>> start Given records
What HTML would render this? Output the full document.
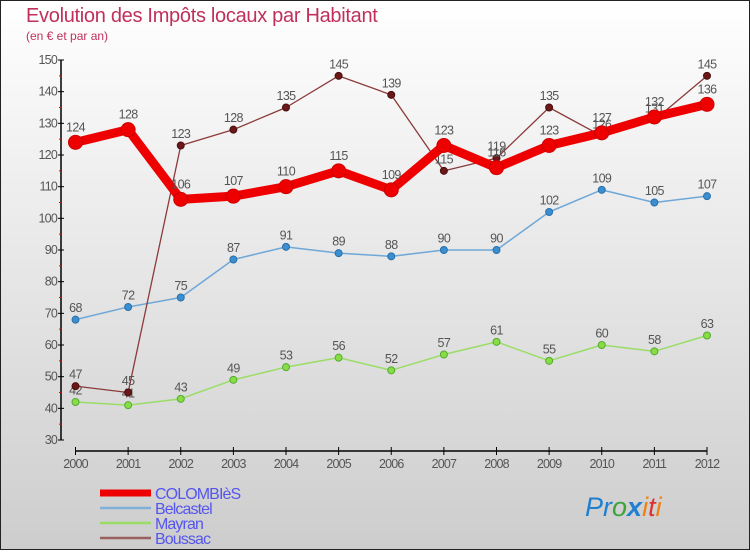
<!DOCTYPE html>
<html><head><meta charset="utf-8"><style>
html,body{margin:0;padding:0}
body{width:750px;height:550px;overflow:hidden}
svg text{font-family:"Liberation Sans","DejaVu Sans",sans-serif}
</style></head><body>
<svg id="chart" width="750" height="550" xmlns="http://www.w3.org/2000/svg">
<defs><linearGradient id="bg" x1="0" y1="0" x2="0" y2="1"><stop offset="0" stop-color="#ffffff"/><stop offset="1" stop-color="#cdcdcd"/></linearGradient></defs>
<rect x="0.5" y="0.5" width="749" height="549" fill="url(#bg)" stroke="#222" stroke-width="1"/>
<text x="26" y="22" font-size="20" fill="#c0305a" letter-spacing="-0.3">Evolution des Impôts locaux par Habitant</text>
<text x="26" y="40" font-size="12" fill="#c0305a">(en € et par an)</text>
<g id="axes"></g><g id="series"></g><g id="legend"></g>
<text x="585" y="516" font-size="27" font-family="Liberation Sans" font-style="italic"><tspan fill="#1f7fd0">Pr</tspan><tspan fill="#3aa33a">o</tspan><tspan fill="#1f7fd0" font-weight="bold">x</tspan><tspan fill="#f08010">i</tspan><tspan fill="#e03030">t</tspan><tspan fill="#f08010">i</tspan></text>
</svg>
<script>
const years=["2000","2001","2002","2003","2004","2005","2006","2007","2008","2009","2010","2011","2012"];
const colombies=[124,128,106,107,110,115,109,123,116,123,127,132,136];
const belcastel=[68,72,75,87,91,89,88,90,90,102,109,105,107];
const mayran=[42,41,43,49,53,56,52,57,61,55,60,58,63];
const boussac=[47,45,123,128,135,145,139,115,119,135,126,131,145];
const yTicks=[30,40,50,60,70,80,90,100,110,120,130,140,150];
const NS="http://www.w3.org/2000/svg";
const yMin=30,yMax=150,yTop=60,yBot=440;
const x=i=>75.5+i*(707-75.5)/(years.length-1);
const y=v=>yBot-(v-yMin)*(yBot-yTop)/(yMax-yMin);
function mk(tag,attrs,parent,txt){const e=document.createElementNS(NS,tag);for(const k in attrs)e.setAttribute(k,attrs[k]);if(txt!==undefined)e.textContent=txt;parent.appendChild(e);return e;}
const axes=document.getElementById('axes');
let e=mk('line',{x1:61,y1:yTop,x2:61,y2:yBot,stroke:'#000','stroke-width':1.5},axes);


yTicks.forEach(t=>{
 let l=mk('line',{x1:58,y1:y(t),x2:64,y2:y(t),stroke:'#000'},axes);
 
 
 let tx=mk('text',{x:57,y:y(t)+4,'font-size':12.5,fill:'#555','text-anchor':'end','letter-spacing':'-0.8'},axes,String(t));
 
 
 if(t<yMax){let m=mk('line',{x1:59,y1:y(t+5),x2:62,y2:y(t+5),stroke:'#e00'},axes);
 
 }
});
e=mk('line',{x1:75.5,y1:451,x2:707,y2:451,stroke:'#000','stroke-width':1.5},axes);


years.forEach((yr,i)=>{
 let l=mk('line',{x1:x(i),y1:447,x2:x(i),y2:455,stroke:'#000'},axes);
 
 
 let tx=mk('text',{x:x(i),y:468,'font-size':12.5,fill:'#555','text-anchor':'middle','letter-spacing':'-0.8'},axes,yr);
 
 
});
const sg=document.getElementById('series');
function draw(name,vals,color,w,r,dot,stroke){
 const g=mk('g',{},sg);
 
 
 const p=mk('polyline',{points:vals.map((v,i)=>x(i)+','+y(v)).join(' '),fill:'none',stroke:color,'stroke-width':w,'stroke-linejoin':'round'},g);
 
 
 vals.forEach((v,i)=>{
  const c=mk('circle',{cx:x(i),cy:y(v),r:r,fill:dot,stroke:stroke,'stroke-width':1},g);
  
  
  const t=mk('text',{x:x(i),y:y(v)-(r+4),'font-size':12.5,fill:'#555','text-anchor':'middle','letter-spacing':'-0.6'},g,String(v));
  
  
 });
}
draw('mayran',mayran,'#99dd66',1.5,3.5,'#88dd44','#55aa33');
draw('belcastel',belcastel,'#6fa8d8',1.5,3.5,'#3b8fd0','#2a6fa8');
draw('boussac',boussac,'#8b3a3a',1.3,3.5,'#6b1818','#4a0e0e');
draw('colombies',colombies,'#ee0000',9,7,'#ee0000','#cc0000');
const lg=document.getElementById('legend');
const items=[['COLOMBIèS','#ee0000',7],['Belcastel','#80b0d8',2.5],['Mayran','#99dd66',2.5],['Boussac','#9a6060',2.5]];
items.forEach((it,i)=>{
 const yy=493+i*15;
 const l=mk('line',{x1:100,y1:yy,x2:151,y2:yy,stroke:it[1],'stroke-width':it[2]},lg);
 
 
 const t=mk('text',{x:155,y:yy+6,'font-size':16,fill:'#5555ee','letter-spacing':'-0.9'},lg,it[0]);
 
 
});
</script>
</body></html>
>> end Given records
>> start Given records
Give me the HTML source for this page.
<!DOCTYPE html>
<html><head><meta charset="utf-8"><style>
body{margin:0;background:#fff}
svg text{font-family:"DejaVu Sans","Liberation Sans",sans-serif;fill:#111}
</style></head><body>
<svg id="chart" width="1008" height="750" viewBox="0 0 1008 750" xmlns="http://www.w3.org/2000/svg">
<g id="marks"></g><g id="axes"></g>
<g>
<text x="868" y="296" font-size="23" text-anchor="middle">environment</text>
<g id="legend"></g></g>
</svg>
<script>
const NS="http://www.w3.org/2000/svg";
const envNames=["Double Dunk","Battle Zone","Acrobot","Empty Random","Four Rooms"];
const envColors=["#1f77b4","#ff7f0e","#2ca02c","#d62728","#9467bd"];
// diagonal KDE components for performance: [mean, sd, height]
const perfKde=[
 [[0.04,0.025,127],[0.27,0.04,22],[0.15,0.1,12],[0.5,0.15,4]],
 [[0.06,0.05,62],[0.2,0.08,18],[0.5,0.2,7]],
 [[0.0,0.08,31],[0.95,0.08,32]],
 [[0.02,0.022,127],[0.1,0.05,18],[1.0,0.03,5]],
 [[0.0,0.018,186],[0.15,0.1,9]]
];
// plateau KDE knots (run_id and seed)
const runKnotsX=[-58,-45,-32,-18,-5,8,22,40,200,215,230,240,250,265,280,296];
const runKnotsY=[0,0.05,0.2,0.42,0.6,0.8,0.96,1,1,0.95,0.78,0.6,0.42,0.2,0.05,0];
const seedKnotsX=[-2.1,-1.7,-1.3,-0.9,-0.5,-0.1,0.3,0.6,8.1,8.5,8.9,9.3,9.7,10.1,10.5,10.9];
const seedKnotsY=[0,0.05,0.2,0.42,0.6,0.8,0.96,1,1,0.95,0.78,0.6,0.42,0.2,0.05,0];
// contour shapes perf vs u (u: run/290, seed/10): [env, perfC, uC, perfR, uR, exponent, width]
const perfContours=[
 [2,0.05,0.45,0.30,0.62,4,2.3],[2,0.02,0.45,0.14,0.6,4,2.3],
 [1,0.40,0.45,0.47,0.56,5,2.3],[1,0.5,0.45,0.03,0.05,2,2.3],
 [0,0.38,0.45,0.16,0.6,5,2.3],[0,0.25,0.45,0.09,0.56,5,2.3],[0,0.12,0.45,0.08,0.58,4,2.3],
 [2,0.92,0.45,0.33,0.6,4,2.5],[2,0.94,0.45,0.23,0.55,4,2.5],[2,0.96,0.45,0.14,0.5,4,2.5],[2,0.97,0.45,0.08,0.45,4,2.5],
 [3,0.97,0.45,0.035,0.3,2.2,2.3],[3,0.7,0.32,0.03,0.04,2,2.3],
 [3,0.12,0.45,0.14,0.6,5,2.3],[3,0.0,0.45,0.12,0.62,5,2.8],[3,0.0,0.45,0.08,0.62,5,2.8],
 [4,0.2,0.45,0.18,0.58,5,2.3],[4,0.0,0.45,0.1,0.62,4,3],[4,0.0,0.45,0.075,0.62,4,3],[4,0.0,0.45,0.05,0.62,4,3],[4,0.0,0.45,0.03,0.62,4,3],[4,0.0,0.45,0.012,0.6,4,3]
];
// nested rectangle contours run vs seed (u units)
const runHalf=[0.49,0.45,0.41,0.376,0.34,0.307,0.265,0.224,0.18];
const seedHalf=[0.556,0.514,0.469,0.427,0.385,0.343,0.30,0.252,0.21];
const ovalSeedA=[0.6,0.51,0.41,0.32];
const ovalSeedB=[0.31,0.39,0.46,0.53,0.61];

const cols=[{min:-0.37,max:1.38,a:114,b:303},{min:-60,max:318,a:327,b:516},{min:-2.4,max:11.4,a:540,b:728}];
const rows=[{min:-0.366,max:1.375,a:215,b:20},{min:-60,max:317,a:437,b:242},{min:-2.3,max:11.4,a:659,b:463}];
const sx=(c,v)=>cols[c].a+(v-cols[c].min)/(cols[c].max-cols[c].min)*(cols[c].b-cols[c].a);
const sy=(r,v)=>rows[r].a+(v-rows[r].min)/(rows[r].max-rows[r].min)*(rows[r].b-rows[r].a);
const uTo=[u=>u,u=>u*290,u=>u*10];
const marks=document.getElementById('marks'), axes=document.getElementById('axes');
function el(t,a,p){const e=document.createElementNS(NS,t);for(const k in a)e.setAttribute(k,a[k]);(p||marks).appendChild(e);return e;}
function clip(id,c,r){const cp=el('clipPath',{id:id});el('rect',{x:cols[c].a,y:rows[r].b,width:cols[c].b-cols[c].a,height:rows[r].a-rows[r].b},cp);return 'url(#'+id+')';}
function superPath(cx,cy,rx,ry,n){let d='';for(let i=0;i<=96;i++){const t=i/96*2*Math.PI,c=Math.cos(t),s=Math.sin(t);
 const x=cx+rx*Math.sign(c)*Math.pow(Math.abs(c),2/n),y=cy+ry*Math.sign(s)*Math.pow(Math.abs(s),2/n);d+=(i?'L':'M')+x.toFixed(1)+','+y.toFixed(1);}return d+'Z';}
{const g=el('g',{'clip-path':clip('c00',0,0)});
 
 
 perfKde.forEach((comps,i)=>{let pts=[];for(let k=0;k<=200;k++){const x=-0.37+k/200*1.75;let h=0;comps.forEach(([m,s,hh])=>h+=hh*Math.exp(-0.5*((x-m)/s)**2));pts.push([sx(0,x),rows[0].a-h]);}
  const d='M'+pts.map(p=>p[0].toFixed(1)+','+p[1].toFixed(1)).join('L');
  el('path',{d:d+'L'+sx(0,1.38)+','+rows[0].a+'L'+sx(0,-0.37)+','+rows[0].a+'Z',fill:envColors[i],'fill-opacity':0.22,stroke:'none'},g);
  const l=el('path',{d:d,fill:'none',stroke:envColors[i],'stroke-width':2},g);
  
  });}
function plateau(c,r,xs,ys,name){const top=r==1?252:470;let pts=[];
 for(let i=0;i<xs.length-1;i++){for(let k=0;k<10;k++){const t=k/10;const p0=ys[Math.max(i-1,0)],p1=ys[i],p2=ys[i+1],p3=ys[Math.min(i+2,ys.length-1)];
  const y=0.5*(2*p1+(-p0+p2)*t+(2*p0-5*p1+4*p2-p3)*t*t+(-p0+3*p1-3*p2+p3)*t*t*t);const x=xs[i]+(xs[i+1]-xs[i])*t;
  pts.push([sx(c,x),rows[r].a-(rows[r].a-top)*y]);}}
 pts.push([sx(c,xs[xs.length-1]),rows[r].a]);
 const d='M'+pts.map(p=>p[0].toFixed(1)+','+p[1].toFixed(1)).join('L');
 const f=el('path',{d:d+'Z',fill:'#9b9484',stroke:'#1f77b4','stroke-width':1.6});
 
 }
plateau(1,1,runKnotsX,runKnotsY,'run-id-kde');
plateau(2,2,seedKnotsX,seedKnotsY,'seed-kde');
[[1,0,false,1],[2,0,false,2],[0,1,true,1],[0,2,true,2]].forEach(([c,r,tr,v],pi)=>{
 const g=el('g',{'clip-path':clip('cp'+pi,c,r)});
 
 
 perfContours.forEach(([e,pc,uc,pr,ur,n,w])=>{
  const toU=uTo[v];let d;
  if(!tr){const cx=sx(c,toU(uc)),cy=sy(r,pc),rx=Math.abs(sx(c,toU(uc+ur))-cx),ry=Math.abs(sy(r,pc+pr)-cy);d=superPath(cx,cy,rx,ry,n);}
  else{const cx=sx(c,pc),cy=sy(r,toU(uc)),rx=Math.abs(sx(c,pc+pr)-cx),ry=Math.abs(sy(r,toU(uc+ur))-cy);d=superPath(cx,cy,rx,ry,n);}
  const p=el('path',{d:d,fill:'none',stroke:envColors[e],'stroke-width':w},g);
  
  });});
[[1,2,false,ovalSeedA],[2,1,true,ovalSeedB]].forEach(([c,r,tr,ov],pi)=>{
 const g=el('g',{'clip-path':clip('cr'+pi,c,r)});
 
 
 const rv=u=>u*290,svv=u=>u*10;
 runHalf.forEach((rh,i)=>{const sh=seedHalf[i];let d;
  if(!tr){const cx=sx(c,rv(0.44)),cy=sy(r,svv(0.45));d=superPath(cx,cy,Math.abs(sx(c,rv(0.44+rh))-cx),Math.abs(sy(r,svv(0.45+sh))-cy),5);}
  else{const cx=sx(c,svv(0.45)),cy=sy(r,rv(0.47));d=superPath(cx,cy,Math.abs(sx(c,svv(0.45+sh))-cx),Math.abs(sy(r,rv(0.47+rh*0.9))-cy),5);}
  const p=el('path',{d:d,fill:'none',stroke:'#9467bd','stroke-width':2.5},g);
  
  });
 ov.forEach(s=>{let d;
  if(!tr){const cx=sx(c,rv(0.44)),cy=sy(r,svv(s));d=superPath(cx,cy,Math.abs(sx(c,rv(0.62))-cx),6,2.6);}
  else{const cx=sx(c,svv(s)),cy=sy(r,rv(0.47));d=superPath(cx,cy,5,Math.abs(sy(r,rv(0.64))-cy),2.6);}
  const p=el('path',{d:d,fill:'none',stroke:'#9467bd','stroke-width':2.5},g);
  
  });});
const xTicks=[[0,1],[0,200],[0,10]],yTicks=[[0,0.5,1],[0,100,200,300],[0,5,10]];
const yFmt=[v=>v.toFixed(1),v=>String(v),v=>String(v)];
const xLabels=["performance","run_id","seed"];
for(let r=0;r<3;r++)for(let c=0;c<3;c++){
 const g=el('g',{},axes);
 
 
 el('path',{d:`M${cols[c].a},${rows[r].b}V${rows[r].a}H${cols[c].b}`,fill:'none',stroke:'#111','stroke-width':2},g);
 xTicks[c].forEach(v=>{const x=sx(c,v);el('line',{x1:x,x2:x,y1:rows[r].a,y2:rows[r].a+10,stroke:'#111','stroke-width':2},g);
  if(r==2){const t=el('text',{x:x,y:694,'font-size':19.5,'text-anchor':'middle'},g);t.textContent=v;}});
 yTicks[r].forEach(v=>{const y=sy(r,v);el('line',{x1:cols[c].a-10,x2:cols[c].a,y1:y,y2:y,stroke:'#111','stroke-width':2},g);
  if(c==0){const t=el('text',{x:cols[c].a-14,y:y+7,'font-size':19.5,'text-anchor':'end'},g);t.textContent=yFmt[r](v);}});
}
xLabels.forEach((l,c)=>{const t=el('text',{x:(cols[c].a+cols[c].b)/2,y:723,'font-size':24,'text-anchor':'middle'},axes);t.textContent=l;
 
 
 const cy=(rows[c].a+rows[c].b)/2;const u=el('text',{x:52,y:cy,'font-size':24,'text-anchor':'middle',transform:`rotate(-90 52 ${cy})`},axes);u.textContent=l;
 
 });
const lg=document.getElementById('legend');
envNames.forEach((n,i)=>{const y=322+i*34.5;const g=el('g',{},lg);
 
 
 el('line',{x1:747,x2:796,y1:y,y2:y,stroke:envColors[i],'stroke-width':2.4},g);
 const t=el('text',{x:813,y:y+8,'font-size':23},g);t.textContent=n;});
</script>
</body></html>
>> end Given records
#### Objective:
Look for lines containing the string "this" and copy them all.

#### Written reply:
What HTML would render this? Output the full document.
Give me the HTML source for this page.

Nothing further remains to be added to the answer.